The 8% rise in street crime follows the ending of Tony Blair's 2001 initiative which pumped millions of pounds into fighting muggers after the prime minister took a personal lead on the issue.

Official Home Office statistics show violent crime rose 2% to more than 1.2m offences, though overall rates of crime remained stable. Drug offences also rose 23%, largely driven by an increase in cannabis possession offences, but government analysts put this down to an increase in formal warnings which police have been giving since the drug was downgraded to class C.

There was better news on house burglary, which fell 7%, and murder, which is at its lowest level since the 60s.

The Association of Chief Police Officers described the increase in violent crime as a concern, but its spokesman on crime, Ian Johnston, thought the overall outlook was positive.

Scotland Yard said the rise in muggings in London, a significant part of the overall increase, was down to growing numbers of young people carrying mobile phones and music players, and handheld computers. Commander Simon Foy said: "We had a consistent problem last year with robbery. We know we have got a problem and we have done quite a lot about it."

The figures come a day after Mr Reid announced radical plans for his department, and ahead of further overhauls of the criminal justice system due to be announced today. The home secretary will try to maintain the momentum by confirming a further 8,000 prison places to cope with record jail numbers. He will also try to meet public concerns over sentencing and released prisoners by insisting that all parole board decisions be unanimous and saying he will tackle problems thrown up by the Human Rights Act.

He will back the extension of the "community courts" based on the model in north Liverpool where a judge works closely with the local community.

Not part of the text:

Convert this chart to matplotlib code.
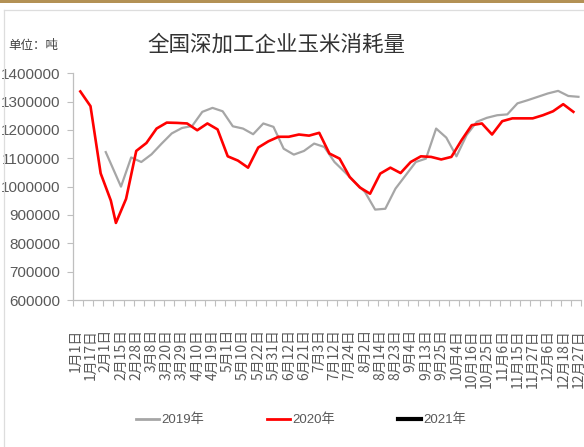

Mr Reid told the Commons he was determined to deliver a confidently led and well managed Home Office but conceded it would take "unglamorous hard work". That process began yesterday when he revealed proposals to revamp the department, including a purge of senior managers, with a quarter of them - 15 directors - being moved out of their jobs immediately.

His top 250 senior civil servants will have to go through skills assessments by September to see if they are up to the job.

The Home Office is to be slimmed down with 3,300 more headquarters jobs going by 2010 in attempt to turn it into a smaller, more responsive strategic centre, leaving decisions on operations and casework to individual services. The immigration service is to become a semi-independent agency. Mindful of the clashes between Michael Howard and his prisons boss, Derek Lewis, Mr Reid said it was impossible to completely separate policy and operations but he hoped ministers would resist the temptation to routinely interfere.

Shadow home secretary, David Davis, predicted the reform package was not up to the job: "The Home Office is a department in severe crisis as a direct result of government policy. The failures are multiple, massive and have serious impact on the public."